Below is the data. Give it again, complete and exact.

• _Data for this task_:

------------------------------------------------------------------------

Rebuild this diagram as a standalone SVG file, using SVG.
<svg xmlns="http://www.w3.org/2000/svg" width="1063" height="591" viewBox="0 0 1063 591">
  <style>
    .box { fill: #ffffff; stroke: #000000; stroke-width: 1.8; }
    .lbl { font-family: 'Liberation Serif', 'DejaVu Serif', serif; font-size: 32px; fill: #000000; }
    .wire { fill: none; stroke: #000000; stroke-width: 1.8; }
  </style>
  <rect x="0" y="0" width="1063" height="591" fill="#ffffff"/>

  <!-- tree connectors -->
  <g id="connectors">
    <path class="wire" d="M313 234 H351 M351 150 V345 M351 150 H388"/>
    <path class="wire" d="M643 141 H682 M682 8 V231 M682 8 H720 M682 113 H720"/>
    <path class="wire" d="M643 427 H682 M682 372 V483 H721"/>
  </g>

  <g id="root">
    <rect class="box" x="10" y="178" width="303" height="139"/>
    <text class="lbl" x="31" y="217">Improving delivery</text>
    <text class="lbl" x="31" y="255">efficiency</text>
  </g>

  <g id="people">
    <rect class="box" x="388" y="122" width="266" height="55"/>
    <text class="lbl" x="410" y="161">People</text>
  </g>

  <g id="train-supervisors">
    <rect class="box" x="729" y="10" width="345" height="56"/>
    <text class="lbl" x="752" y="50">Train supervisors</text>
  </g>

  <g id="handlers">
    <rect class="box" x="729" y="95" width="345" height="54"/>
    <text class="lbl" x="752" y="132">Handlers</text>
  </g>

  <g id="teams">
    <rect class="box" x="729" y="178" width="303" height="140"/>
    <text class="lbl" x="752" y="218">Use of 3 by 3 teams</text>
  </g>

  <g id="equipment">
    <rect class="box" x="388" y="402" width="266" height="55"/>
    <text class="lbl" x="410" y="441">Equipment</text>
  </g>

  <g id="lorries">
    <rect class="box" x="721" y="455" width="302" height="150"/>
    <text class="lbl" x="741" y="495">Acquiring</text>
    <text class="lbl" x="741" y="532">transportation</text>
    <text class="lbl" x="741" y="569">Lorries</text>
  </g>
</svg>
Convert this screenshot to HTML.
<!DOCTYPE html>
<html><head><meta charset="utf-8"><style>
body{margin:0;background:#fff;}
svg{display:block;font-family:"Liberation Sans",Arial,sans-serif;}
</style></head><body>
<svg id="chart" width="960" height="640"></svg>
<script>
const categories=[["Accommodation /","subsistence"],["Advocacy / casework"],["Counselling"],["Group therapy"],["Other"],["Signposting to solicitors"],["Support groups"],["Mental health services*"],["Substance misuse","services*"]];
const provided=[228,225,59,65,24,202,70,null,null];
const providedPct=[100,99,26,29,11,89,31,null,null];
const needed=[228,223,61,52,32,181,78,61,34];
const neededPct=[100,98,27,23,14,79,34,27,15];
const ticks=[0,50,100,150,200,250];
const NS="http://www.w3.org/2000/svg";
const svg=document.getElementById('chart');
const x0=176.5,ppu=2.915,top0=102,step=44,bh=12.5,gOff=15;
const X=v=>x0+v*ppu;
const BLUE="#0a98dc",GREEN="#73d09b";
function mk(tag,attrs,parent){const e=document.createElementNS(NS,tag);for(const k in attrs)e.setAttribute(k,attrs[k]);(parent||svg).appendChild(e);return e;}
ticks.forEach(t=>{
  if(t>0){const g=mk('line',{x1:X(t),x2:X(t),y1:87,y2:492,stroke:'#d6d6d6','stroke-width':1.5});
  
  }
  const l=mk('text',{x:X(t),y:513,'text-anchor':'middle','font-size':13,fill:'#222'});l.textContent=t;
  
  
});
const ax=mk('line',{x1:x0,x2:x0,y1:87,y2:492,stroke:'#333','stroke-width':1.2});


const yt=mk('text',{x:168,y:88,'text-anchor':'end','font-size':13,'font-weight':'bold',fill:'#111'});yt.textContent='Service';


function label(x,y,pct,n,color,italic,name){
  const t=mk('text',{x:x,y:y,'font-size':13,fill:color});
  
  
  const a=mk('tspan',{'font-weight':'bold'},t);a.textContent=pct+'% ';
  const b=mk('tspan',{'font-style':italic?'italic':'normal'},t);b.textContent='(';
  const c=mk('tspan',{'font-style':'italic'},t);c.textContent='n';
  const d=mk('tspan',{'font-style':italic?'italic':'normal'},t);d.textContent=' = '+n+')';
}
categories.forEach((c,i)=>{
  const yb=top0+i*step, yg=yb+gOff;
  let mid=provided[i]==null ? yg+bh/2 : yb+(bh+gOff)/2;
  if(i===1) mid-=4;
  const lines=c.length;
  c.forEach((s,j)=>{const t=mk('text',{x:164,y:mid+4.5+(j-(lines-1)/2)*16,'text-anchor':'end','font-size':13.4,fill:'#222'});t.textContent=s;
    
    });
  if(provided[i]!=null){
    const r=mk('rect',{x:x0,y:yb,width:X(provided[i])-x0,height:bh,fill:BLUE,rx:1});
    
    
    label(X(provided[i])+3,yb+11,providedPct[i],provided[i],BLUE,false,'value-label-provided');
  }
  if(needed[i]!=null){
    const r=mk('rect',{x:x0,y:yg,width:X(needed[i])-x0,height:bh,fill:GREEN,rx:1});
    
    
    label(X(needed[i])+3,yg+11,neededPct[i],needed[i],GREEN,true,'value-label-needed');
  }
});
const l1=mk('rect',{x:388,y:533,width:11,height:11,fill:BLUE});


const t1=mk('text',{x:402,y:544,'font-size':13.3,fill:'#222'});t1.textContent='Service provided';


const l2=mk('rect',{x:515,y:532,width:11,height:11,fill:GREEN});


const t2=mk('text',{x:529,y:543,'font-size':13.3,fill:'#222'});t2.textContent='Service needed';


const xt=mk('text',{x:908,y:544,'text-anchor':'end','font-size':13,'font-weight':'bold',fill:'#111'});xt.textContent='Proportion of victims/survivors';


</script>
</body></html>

------------------------------------------------------------------------

• _Output_:
Rebuild this diagram as a standalone SVG file, using SVG.
<svg xmlns="http://www.w3.org/2000/svg" width="1063" height="591" viewBox="0 0 1063 591">
  <style>
    .box { fill: #ffffff; stroke: #000000; stroke-width: 1.8; }
    .lbl { font-family: 'Liberation Serif', 'DejaVu Serif', serif; font-size: 32px; fill: #000000; }
    .wire { fill: none; stroke: #000000; stroke-width: 1.8; }
  </style>
  <rect x="0" y="0" width="1063" height="591" fill="#ffffff"/>

  <!-- tree connectors -->
  <g id="connectors">
    <path class="wire" d="M313 234 H351 M351 150 V345 M351 150 H388"/>
    <path class="wire" d="M643 141 H682 M682 8 V231 M682 8 H720 M682 113 H720"/>
    <path class="wire" d="M643 427 H682 M682 372 V483 H721"/>
  </g>

  <g id="root">
    <rect class="box" x="10" y="178" width="303" height="139"/>
    <text class="lbl" x="31" y="217">Improving delivery</text>
    <text class="lbl" x="31" y="255">efficiency</text>
  </g>

  <g id="people">
    <rect class="box" x="388" y="122" width="266" height="55"/>
    <text class="lbl" x="410" y="161">People</text>
  </g>

  <g id="train-supervisors">
    <rect class="box" x="729" y="10" width="345" height="56"/>
    <text class="lbl" x="752" y="50">Train supervisors</text>
  </g>

  <g id="handlers">
    <rect class="box" x="729" y="95" width="345" height="54"/>
    <text class="lbl" x="752" y="132">Handlers</text>
  </g>

  <g id="teams">
    <rect class="box" x="729" y="178" width="303" height="140"/>
    <text class="lbl" x="752" y="218">Use of 3 by 3 teams</text>
  </g>

  <g id="equipment">
    <rect class="box" x="388" y="402" width="266" height="55"/>
    <text class="lbl" x="410" y="441">Equipment</text>
  </g>

  <g id="lorries">
    <rect class="box" x="721" y="455" width="302" height="150"/>
    <text class="lbl" x="741" y="495">Acquiring</text>
    <text class="lbl" x="741" y="532">transportation</text>
    <text class="lbl" x="741" y="569">Lorries</text>
  </g>
</svg>
Convert this screenshot to HTML.
<!DOCTYPE html>
<html><head><meta charset="utf-8"><style>
body{margin:0;background:#fff;}
svg{display:block;font-family:"Liberation Sans",Arial,sans-serif;}
</style></head><body>
<svg id="chart" width="960" height="640"></svg>
<script>
const categories=[["Accommodation /","subsistence"],["Advocacy / casework"],["Counselling"],["Group therapy"],["Other"],["Signposting to solicitors"],["Support groups"],["Mental health services*"],["Substance misuse","services*"]];
const provided=[228,225,59,65,24,202,70,null,null];
const providedPct=[100,99,26,29,11,89,31,null,null];
const needed=[228,223,61,52,32,181,78,61,34];
const neededPct=[100,98,27,23,14,79,34,27,15];
const ticks=[0,50,100,150,200,250];
const NS="http://www.w3.org/2000/svg";
const svg=document.getElementById('chart');
const x0=176.5,ppu=2.915,top0=102,step=44,bh=12.5,gOff=15;
const X=v=>x0+v*ppu;
const BLUE="#0a98dc",GREEN="#73d09b";
function mk(tag,attrs,parent){const e=document.createElementNS(NS,tag);for(const k in attrs)e.setAttribute(k,attrs[k]);(parent||svg).appendChild(e);return e;}
ticks.forEach(t=>{
  if(t>0){const g=mk('line',{x1:X(t),x2:X(t),y1:87,y2:492,stroke:'#d6d6d6','stroke-width':1.5});
  
  }
  const l=mk('text',{x:X(t),y:513,'text-anchor':'middle','font-size':13,fill:'#222'});l.textContent=t;
  
  
});
const ax=mk('line',{x1:x0,x2:x0,y1:87,y2:492,stroke:'#333','stroke-width':1.2});


const yt=mk('text',{x:168,y:88,'text-anchor':'end','font-size':13,'font-weight':'bold',fill:'#111'});yt.textContent='Service';


function label(x,y,pct,n,color,italic,name){
  const t=mk('text',{x:x,y:y,'font-size':13,fill:color});
  
  
  const a=mk('tspan',{'font-weight':'bold'},t);a.textContent=pct+'% ';
  const b=mk('tspan',{'font-style':italic?'italic':'normal'},t);b.textContent='(';
  const c=mk('tspan',{'font-style':'italic'},t);c.textContent='n';
  const d=mk('tspan',{'font-style':italic?'italic':'normal'},t);d.textContent=' = '+n+')';
}
categories.forEach((c,i)=>{
  const yb=top0+i*step, yg=yb+gOff;
  let mid=provided[i]==null ? yg+bh/2 : yb+(bh+gOff)/2;
  if(i===1) mid-=4;
  const lines=c.length;
  c.forEach((s,j)=>{const t=mk('text',{x:164,y:mid+4.5+(j-(lines-1)/2)*16,'text-anchor':'end','font-size':13.4,fill:'#222'});t.textContent=s;
    
    });
  if(provided[i]!=null){
    const r=mk('rect',{x:x0,y:yb,width:X(provided[i])-x0,height:bh,fill:BLUE,rx:1});
    
    
    label(X(provided[i])+3,yb+11,providedPct[i],provided[i],BLUE,false,'value-label-provided');
  }
  if(needed[i]!=null){
    const r=mk('rect',{x:x0,y:yg,width:X(needed[i])-x0,height:bh,fill:GREEN,rx:1});
    
    
    label(X(needed[i])+3,yg+11,neededPct[i],needed[i],GREEN,true,'value-label-needed');
  }
});
const l1=mk('rect',{x:388,y:533,width:11,height:11,fill:BLUE});


const t1=mk('text',{x:402,y:544,'font-size':13.3,fill:'#222'});t1.textContent='Service provided';


const l2=mk('rect',{x:515,y:532,width:11,height:11,fill:GREEN});


const t2=mk('text',{x:529,y:543,'font-size':13.3,fill:'#222'});t2.textContent='Service needed';


const xt=mk('text',{x:908,y:544,'text-anchor':'end','font-size':13,'font-weight':'bold',fill:'#111'});xt.textContent='Proportion of victims/survivors';


</script>
</body></html>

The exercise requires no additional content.